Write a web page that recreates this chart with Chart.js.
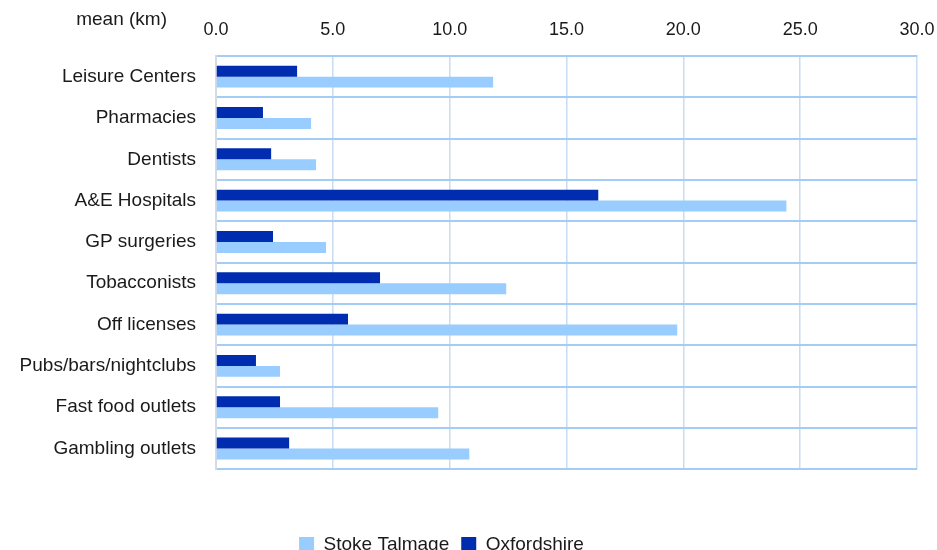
<!DOCTYPE html>
<html>
<head>
<meta charset="utf-8">
<script src="https://cdn.jsdelivr.net/npm/chart.js@4"></script>
<style>
  html, body { margin: 0; padding: 0; background: #fff; overflow: hidden; }
  #wrap { width: 937px; height: 550px; overflow: hidden; }
</style>
</head>
<body>
<div id="wrap"><canvas id="chartCanvas" width="937" height="564"></canvas></div>
<script>
const categories = [
  "Leisure Centers", "Pharmacies", "Dentists", "A&E Hospitals", "GP surgeries",
  "Tobacconists", "Off licenses", "Pubs/bars/nightclubs", "Fast food outlets", "Gambling outlets"
];
const oxfordshire = [3.47, 2.01, 2.36, 16.36, 2.44, 7.02, 5.65, 1.71, 2.74, 3.13];
const stokeTalmage = [11.86, 4.07, 4.28, 24.41, 4.71, 12.42, 19.74, 2.74, 9.51, 10.84];
const xTicks = [0, 5, 10, 15, 20, 25, 30];

const family = "'Liberation Sans', Arial, sans-serif";

// caption next to the top axis + nudge the legend a bit left like the original
const captionPlugin = {
  id: "caption",
  afterLayout(chart) {
    if (chart.legend) {
      chart.legend.left -= 17;
      chart.legend.right -= 17;
    }
  },
  afterDraw(chart) {
    const ctx = chart.ctx;
    ctx.save();
    ctx.font = "19px " + family;
    ctx.fillStyle = "#1a1a1a";
    ctx.textAlign = "right";
    ctx.textBaseline = "middle";
    ctx.fillText("mean (km)", 167, 20);
    ctx.restore();
  }
};

new Chart(document.getElementById("chartCanvas"), {
  type: "bar",
  data: {
    labels: categories,
    datasets: [
      {
        label: "Oxfordshire",
        data: oxfordshire,
        backgroundColor: "#002cb0",
        barPercentage: 1,
        categoryPercentage: 0.53,
      },
      {
        label: "Stoke Talmage",
        data: stokeTalmage,
        backgroundColor: "#99ccff",
        barPercentage: 1,
        categoryPercentage: 0.53,
      },
    ],
  },
  options: {
    indexAxis: "y",
    responsive: false,
    animation: false,
    layout: { padding: { left: 0, right: 20, top: 0, bottom: 0 } },
    scales: {
      x: {
        position: "top",
        min: 0,
        max: 30,
        afterBuildTicks: (scale) => {
          scale.ticks = xTicks.map((v) => ({ value: v }));
        },
        afterFit: (scale) => {
          scale.height = 56;
          scale.paddingLeft = 0;
          scale.paddingRight = 0;
        },
        ticks: {
          font: { family: family, size: 18 },
          color: "#1a1a1a",
          padding: 15,
          maxRotation: 0,
          callback: (v) => Number(v).toFixed(1),
        },
        grid: { color: "#c8dcf2", lineWidth: 1.5, drawTicks: false },
        border: { color: "#a3cdf7", width: 2 },
      },
      y: {
        afterFit: (scale) => { scale.width = 216; },
        ticks: { font: { family: family, size: 19 }, color: "#1a1a1a", padding: 20 },
        grid: { color: "#a3cdf7", lineWidth: 2, drawTicks: false, offset: true },
        border: { color: "#d3dbe6", width: 2 },
      },
    },
    plugins: {
      legend: {
        position: "bottom",
        reverse: true,
        title: { display: true, text: " ", padding: { top: 31, bottom: 0 }, font: { family: family, size: 19 } },
        labels: {
          font: { family: family, size: 19 },
          color: "#1a1a1a",
          boxWidth: 15,
          boxHeight: 15,
          padding: 12,
        },
      },
      tooltip: { enabled: false },
    },
  },
  plugins: [captionPlugin],
});
</script>
</body>
</html>
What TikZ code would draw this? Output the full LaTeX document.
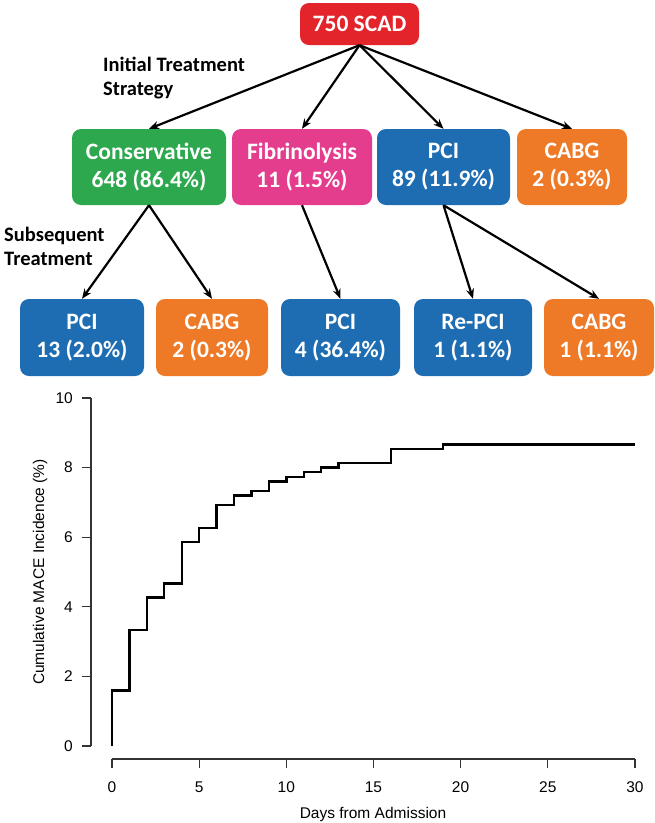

══════

*Set task*
Copy the data exactly. Any picture it contains is to be omitted.

*Exercise answer*
Write a web page that recreates this chart with Chart.js.
<!DOCTYPE html>
<html>
<head>
<meta charset="utf-8">
<script src="https://cdn.jsdelivr.net/npm/chart.js@4"></script>
<style>
  html, body { margin: 0; padding: 0; background: #fff; overflow: hidden; }
  #wrap { width: 937px; height: 550px; overflow: hidden; }
</style>
</head>
<body>
<div id="wrap"><canvas id="chartCanvas" width="937" height="564"></canvas></div>
<script>
const categories = [
  "Leisure Centers", "Pharmacies", "Dentists", "A&E Hospitals", "GP surgeries",
  "Tobacconists", "Off licenses", "Pubs/bars/nightclubs", "Fast food outlets", "Gambling outlets"
];
const oxfordshire = [3.47, 2.01, 2.36, 16.36, 2.44, 7.02, 5.65, 1.71, 2.74, 3.13];
const stokeTalmage = [11.86, 4.07, 4.28, 24.41, 4.71, 12.42, 19.74, 2.74, 9.51, 10.84];
const xTicks = [0, 5, 10, 15, 20, 25, 30];

const family = "'Liberation Sans', Arial, sans-serif";

// caption next to the top axis + nudge the legend a bit left like the original
const captionPlugin = {
  id: "caption",
  afterLayout(chart) {
    if (chart.legend) {
      chart.legend.left -= 17;
      chart.legend.right -= 17;
    }
  },
  afterDraw(chart) {
    const ctx = chart.ctx;
    ctx.save();
    ctx.font = "19px " + family;
    ctx.fillStyle = "#1a1a1a";
    ctx.textAlign = "right";
    ctx.textBaseline = "middle";
    ctx.fillText("mean (km)", 167, 20);
    ctx.restore();
  }
};

new Chart(document.getElementById("chartCanvas"), {
  type: "bar",
  data: {
    labels: categories,
    datasets: [
      {
        label: "Oxfordshire",
        data: oxfordshire,
        backgroundColor: "#002cb0",
        barPercentage: 1,
        categoryPercentage: 0.53,
      },
      {
        label: "Stoke Talmage",
        data: stokeTalmage,
        backgroundColor: "#99ccff",
        barPercentage: 1,
        categoryPercentage: 0.53,
      },
    ],
  },
  options: {
    indexAxis: "y",
    responsive: false,
    animation: false,
    layout: { padding: { left: 0, right: 20, top: 0, bottom: 0 } },
    scales: {
      x: {
        position: "top",
        min: 0,
        max: 30,
        afterBuildTicks: (scale) => {
          scale.ticks = xTicks.map((v) => ({ value: v }));
        },
        afterFit: (scale) => {
          scale.height = 56;
          scale.paddingLeft = 0;
          scale.paddingRight = 0;
        },
        ticks: {
          font: { family: family, size: 18 },
          color: "#1a1a1a",
          padding: 15,
          maxRotation: 0,
          callback: (v) => Number(v).toFixed(1),
        },
        grid: { color: "#c8dcf2", lineWidth: 1.5, drawTicks: false },
        border: { color: "#a3cdf7", width: 2 },
      },
      y: {
        afterFit: (scale) => { scale.width = 216; },
        ticks: { font: { family: family, size: 19 }, color: "#1a1a1a", padding: 20 },
        grid: { color: "#a3cdf7", lineWidth: 2, drawTicks: false, offset: true },
        border: { color: "#d3dbe6", width: 2 },
      },
    },
    plugins: {
      legend: {
        position: "bottom",
        reverse: true,
        title: { display: true, text: " ", padding: { top: 31, bottom: 0 }, font: { family: family, size: 19 } },
        labels: {
          font: { family: family, size: 19 },
          color: "#1a1a1a",
          boxWidth: 15,
          boxHeight: 15,
          padding: 12,
        },
      },
      tooltip: { enabled: false },
    },
  },
  plugins: [captionPlugin],
});
</script>
</body>
</html>
What TikZ code would draw this? Output the full LaTeX document.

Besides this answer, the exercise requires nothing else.